Li Tien-Lu Hand Puppet Historical Museumand Digital Archiving

    Yiwanran puppets are known for their beauty and durability. In early times, Li often collected the used puppets of disbanded troupes. He selected the quality puppets to be used in his troupe and sold the inferior ones. Among traditional glove puppets, the antique puppets created by Jiang Jai-Zhou are collectors’ dreams. The art has been recognized as Intangible Cultural Heritage by the Chinese Government, making these puppets extremely valuable. Li’s collection of Jiang’s puppets is considered among the best in terms of quality and quantity. To share these priceless collections, Li established the “Li Tien-Lu Hand Puppet Historical Museum” in 1996 and the “Li Tien-Lu Hand Puppet Theatrical Foundation” the following year. These dedicated institutes serve to preserve and promote traditional glove puppetry.

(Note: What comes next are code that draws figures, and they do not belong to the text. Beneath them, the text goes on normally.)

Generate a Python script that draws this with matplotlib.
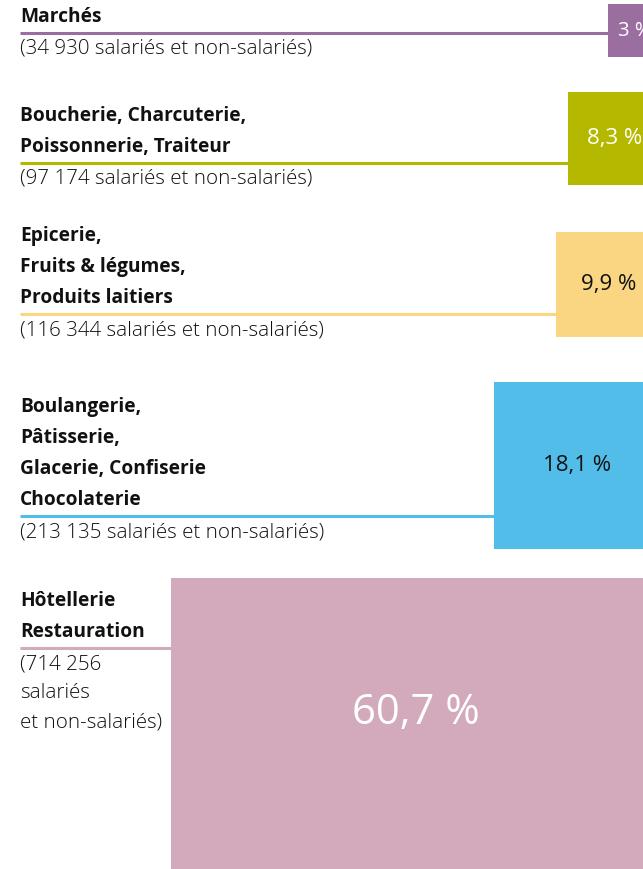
import matplotlib.pyplot as plt
from matplotlib.patches import Rectangle

# data
sectors = [
    ["Marchés"],
    ["Boucherie, Charcuterie,", "Poissonnerie, Traiteur"],
    ["Epicerie,", "Fruits & légumes,", "Produits laitiers"],
    ["Boulangerie,", "Pâtisserie,", "Glacerie, Confiserie", "Chocolaterie"],
    ["Hôtellerie", "Restauration"],
]
workers = [
    ["(34 930 salariés et non-salariés)"],
    ["(97 174 salariés et non-salariés)"],
    ["(116 344 salariés et non-salariés)"],
    ["(213 135 salariés et non-salariés)"],
    ["(714 256", "salariés", "et non-salariés)"],
]
shares = [3.0, 8.3, 9.9, 18.1, 60.7]
share_labels = ["3 %", "8,3 %", "9,9 %", "18,1 %", "60,7 %"]

# layout (pixels)
colors = ["#9a6e9e", "#b4b900", "#fad683", "#52bde8", "#d3a9bc"]
text_colors = ["white", "white", "#111111", "#111111", "white"]
share_sizes = [14.5, 16, 16, 16, 30]
box_tops = [4, 92, 232, 382, 578]
rule_ys = [33, 163, 314, 516, 648]
right_edge = 661

W, H = 643, 869
fig = plt.figure(figsize=(W / 100, H / 100), dpi=100)
ax = fig.add_axes([0, 0, 1, 1])
ax.set_xlim(0, W)
ax.set_ylim(H, 0)
ax.axis("off")

for i in range(len(shares)):
    side = 30.3 + 7.57 * shares[i]
    left = right_edge - side
    top = box_tops[i]
    ax.add_patch(Rectangle((left, top), side, side, color=colors[i], lw=0))
    # percentage label
    ty = top + min(side / 2, 135)
    ax.text(left + side / 2, ty, share_labels[i], ha="center", va="center",
            color=text_colors[i], fontsize=share_sizes[i], family="Open Sans")
    # rule under sector name
    ax.plot([20, left], [rule_ys[i], rule_ys[i]], color=colors[i], lw=2.2,
            solid_capstyle="butt")
    # sector name, bold lines going up from the rule
    n = len(sectors[i])
    for j, line in enumerate(sectors[i]):
        y = rule_ys[i] - 16 - (n - 1 - j) * 31
        ax.text(20, y, line, ha="left", va="center", fontsize=13.8,
                fontweight="bold", family="Open Sans", color="#111111")
    for j, line in enumerate(workers[i]):
        y = rule_ys[i] + 16 + j * 29
        ax.text(20, y, line, ha="left", va="center", fontsize=14.8,
                fontweight="light", family="Open Sans", color="#111111")

fig.savefig("out.png", dpi=100)
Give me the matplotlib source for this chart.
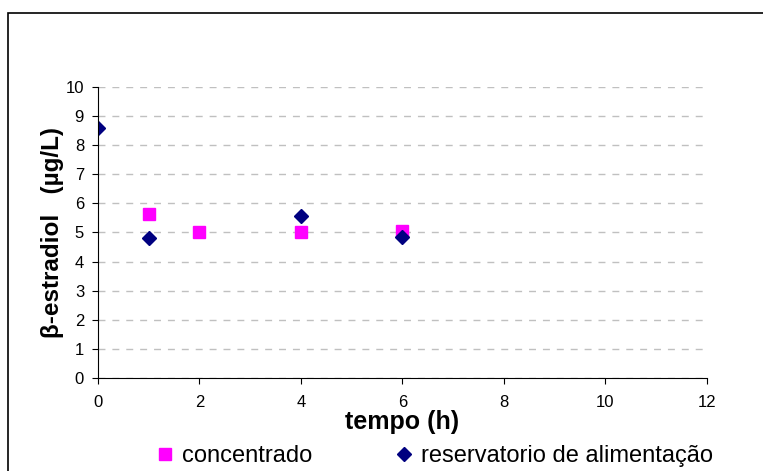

    In addition, the Li Tien-Lu Hand Puppet Historical Museum sequentially launched digital archiving projects in 2003 (National Center of Traditional Arts Project), 2008, and 2011 (National Science Council Project) to diversify the preservation and application of his collections. These projects digitize audio and video data and recapture the images of physical artifacts. Overall 4,000 artifacts were archived. The database is now open for interested parties to access.


Recommended Displays

Display Name: Du Dan



    This display is the jewel of the Li Tien-Lu Hand Puppet Historical Museum. The puppet is roughly 200 years old and reflects the work of Quanzhou’s garden faction. Quanzhou’s garden puppets are among the most exquisite of glove puppets. The Du Dan retains the original paintwork, which is incredibly rare. In the 1980s, a Japanese collector offered a hefty price for the display. However, Li refused the generous offer. The Du Dan is currently displayed in the Li Tien-Lu Hand Puppet Historical Museum.











Display Name: Havoc in the Heavenly Kingdom

   



    The image reflects a segment of the puppet show “Havoc in the Heavenly Kingdom.” In this segment, the Monkey King has eaten the peaches from the Heavenly Peach Garden and wrought havoc in heaven. The Jade Emperor dispatched his Heavenly Guards to capture the Monkey King and return him to the Jade Court.

This image was taken with a slow shutter speed to better reflect the rhythmic movement of the battle scene.  








Display Name: A Chance Encounter Leads to Marriage – Ceremonial Bow/ Photograph: Wang Wei-Chang

   



     This image shows the extremely joyous ceremonial bow scene. It was originally recorded in a glove puppet book published by the General Association of Chinese Culture in 1994. The image was taken from the show A Chance Encounter Leads to Marriage performed by Yiwanran. The show is a story about heroism depicts using a series of eloquently detailed glove puppets. The show was termed “Astounding. An unprecedented surprise.” by the New York Times after its performance in the United States.






Display Name  A Chance Encounter Leads to Marriage – Affection / Photographer: Wang Wei-Chang

    



    This image is another scene from A Chance Encounter Leads to Marriage. It depicts the affection of the male and female characters. In the show, the male character coincidently encounters the female character, who had been captured by kidnappers. The male character rescued her and later took her hand in marriage.